La collecte nette des produits d’assurance vie en France a été négative de deux milliards d’euros pour le premier trimestre 2012, selon la Fédération française des sociétés d’assurance (FFSA). A l’approche de l’élection présidentielle, porteuse d’incertitude fiscale, les sociétés d’assurance ont collecté 31,4 milliards d’euros sur cette période auprès de leurs clients mais leur ont versé 33,4 milliards, selon des estimations établies avec le concours du GEMA, le groupement des entreprises mutuelles d’assurances.

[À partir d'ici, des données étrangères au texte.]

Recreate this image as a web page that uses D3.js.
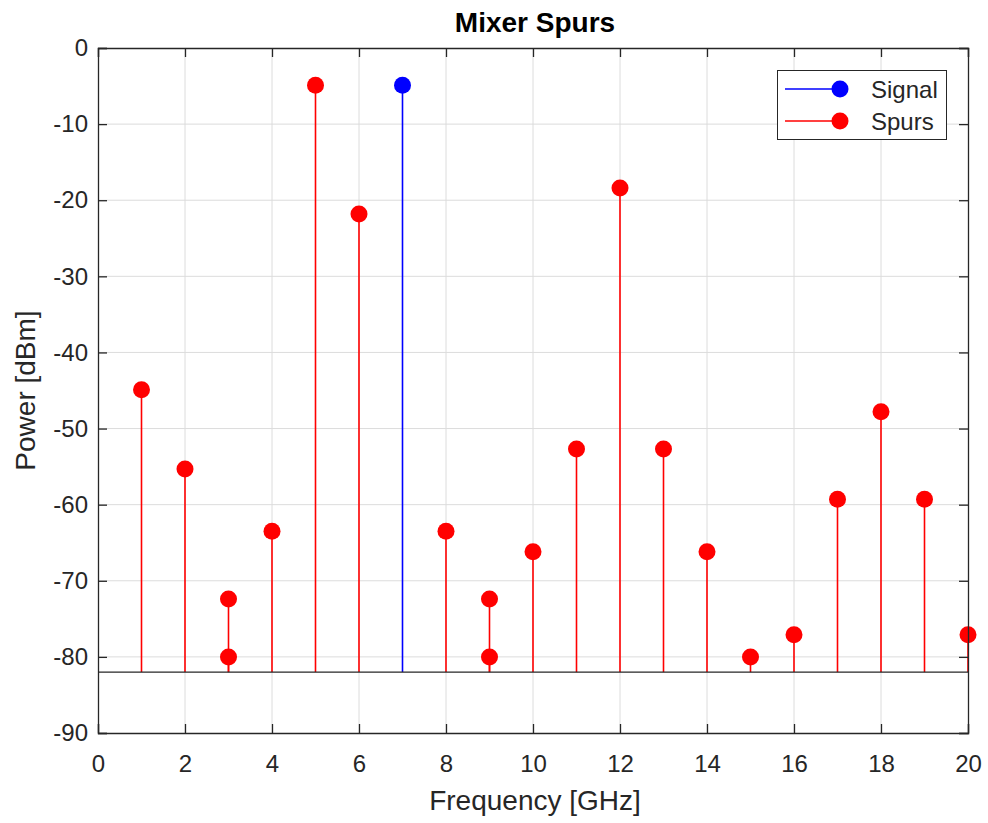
<!DOCTYPE html>
<html>
<head>
<meta charset="utf-8">
<script src="https://cdn.jsdelivr.net/npm/d3@7"></script>
<style>
  body { margin: 0; background: #fff; }
  svg { display: block; }
  text { font-family: "Liberation Sans", Arial, Helvetica, sans-serif; }
</style>
</head>
<body>
<svg id="chart" width="988" height="823"></svg>
<script>
// ---- Data ----
const signalFreq = [7];
const signalPower = [-4.9];
const spurFreq = [1, 2, 3, 3, 4, 5, 6, 8, 9, 9, 10, 11, 12, 13, 14, 15, 16, 17, 18, 19, 20];
const spurPower = [-44.9, -55.3, -72.4, -80, -63.5, -4.9, -21.8, -63.5, -72.4, -80, -66.2, -52.7, -18.4, -52.7, -66.2, -80, -77.1, -59.3, -47.8, -59.3, -77.1];
const baseValue = -82;
const xTicks = [0, 2, 4, 6, 8, 10, 12, 14, 16, 18, 20];
const yTicks = [0, -10, -20, -30, -40, -50, -60, -70, -80, -90];
const legendLabels = ["Signal", "Spurs"];
const seriesColors = ["#0000ff", "#ff0000"];

// ---- Layout ----
const svg = d3.select("#chart");
const L = 98, R = 968, T = 48, B = 733;
const x = d3.scaleLinear().domain([0, 20]).range([L, R]);
const y = d3.scaleLinear().domain([-90, 0]).range([B, T]);
const axisColor = "#262626";
const fontFam = "'Liberation Sans', Arial, Helvetica, sans-serif";

// grid
const g = svg.append("g");
g.selectAll(".gx").data(xTicks.slice(1, -1)).enter().append("line")
  .attr("x1", d => x(d)).attr("x2", d => x(d)).attr("y1", T).attr("y2", B)
  .attr("stroke", "#dcdcdc").attr("stroke-width", 1);
g.selectAll(".gy").data(yTicks.slice(1, -1)).enter().append("line")
  .attr("y1", d => y(d)).attr("y2", d => y(d)).attr("x1", L).attr("x2", R)
  .attr("stroke", "#dcdcdc").attr("stroke-width", 1);

// axes (ticks inside)
const tickLen = 9;
const fmt = d => String(d);
const xAxisB = d3.axisBottom(x).tickValues(xTicks).tickSize(-tickLen).tickPadding(22).tickFormat(fmt);
const xAxisT = d3.axisTop(x).tickValues(xTicks).tickSize(-tickLen).tickFormat("");
const yAxisL = d3.axisLeft(y).tickValues(yTicks).tickSize(-tickLen).tickPadding(10).tickFormat(fmt);
const yAxisR = d3.axisRight(y).tickValues(yTicks).tickSize(-tickLen).tickFormat("");

function styleAxis(sel) {
  sel.attr("font-size", null).attr("font-family", null);
  sel.select(".domain").attr("stroke", axisColor).attr("stroke-width", 1.3);
  sel.selectAll(".tick line").attr("stroke", axisColor).attr("stroke-width", 1.3);
  sel.selectAll(".tick text").attr("fill", axisColor)
     .style("font-size", "24px").style("font-family", fontFam);
}

// stems
const stems = svg.append("g");
function drawSeries(xs, ys, color) {
  const data = xs.map((f, i) => ({ f, p: ys[i] }));
  stems.selectAll(null).data(data).enter().append("line")
    .attr("x1", d => x(d.f)).attr("x2", d => x(d.f))
    .attr("y1", y(baseValue)).attr("y2", d => y(d.p))
    .attr("stroke", color).attr("stroke-width", 1.6);
  stems.selectAll(null).data(data).enter().append("circle")
    .attr("cx", d => x(d.f)).attr("cy", d => y(d.p)).attr("r", 8.5)
    .attr("fill", color);
}
drawSeries(signalFreq, signalPower, seriesColors[0]);
drawSeries(spurFreq, spurPower, seriesColors[1]);

// baseline
svg.append("line").attr("x1", x(0)).attr("x2", x(20))
  .attr("y1", y(baseValue)).attr("y2", y(baseValue))
  .attr("stroke", axisColor).attr("stroke-width", 1.3);

svg.append("g").attr("transform", `translate(0,${B})`).call(xAxisB).call(styleAxis);
svg.append("g").attr("transform", `translate(0,${T})`).call(xAxisT).call(styleAxis);
svg.append("g").attr("transform", `translate(${L},0)`).call(yAxisL).call(styleAxis);
svg.append("g").attr("transform", `translate(${R},0)`).call(yAxisR).call(styleAxis);

// title and labels
svg.append("text").attr("x", 535).attr("y", 32).attr("text-anchor", "middle")
  .style("font-size", "28px").attr("font-weight", "bold").attr("fill", "#000").text("Mixer Spurs");
svg.append("text").attr("x", 535).attr("y", 810).attr("text-anchor", "middle")
  .style("font-size", "28px").attr("fill", axisColor).text("Frequency [GHz]");
svg.append("text").attr("transform", `translate(35,${(T + B) / 2}) rotate(-90)`)
  .attr("text-anchor", "middle").style("font-size", "28px").attr("fill", axisColor).text("Power [dBm]");

// legend
const lg = svg.append("g");
lg.append("rect").attr("x", 777.5).attr("y", 70.5).attr("width", 169).attr("height", 69)
  .attr("fill", "#fff").attr("stroke", axisColor).attr("stroke-width", 1);
legendLabels.forEach((lab, i) => {
  const yy = 89 + i * 32;
  lg.append("line").attr("x1", 785).attr("x2", 840).attr("y1", yy).attr("y2", yy)
    .attr("stroke", seriesColors[i]).attr("stroke-width", 1.6);
  lg.append("circle").attr("cx", 840).attr("cy", yy).attr("r", 8.5).attr("fill", seriesColors[i]);
  lg.append("text").attr("x", 871).attr("y", yy + 8.5).style("font-size", "24px")
    .attr("fill", axisColor).text(lab);
});
</script>
</body>
</html>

Le régulateur américain des marchés à terme, la CFTC, a gagné une bataille dans sa lutte pour mettre un terme aux manipulations du marché du pétrole. En l’occurrence, la société de trading à haute-fréquence néerlandaise Optiver a accepté de verser 14 millions de dollars pour mettre un terme aux poursuites des autorités relatives à des soupçons de manipulations en 2007.
La Nafmii, association chinoise qui promeut le développement des marchés de gré à gré, et Paris Europlace ont signé un protocole d’accord pour développer leurs échanges et pousser les marchés obligataires chinois et français. Membre de la banque centrale chinoise, Liu Kai a plaidé pour que la Chine développe un marché de gré à gré plus tourné vers les institutionnels et limite les contraintes administratives.
Invité sur le plateau du Grand Journal de Canal+, le candidat socialiste à l’élection présidentielle a proposé de mobiliser l’épargne des Français, «qui est à un niveau très élevé», pour la dette. François Hollande indique toutefois que cela ne devra pas se faire à n’importe quelle condition.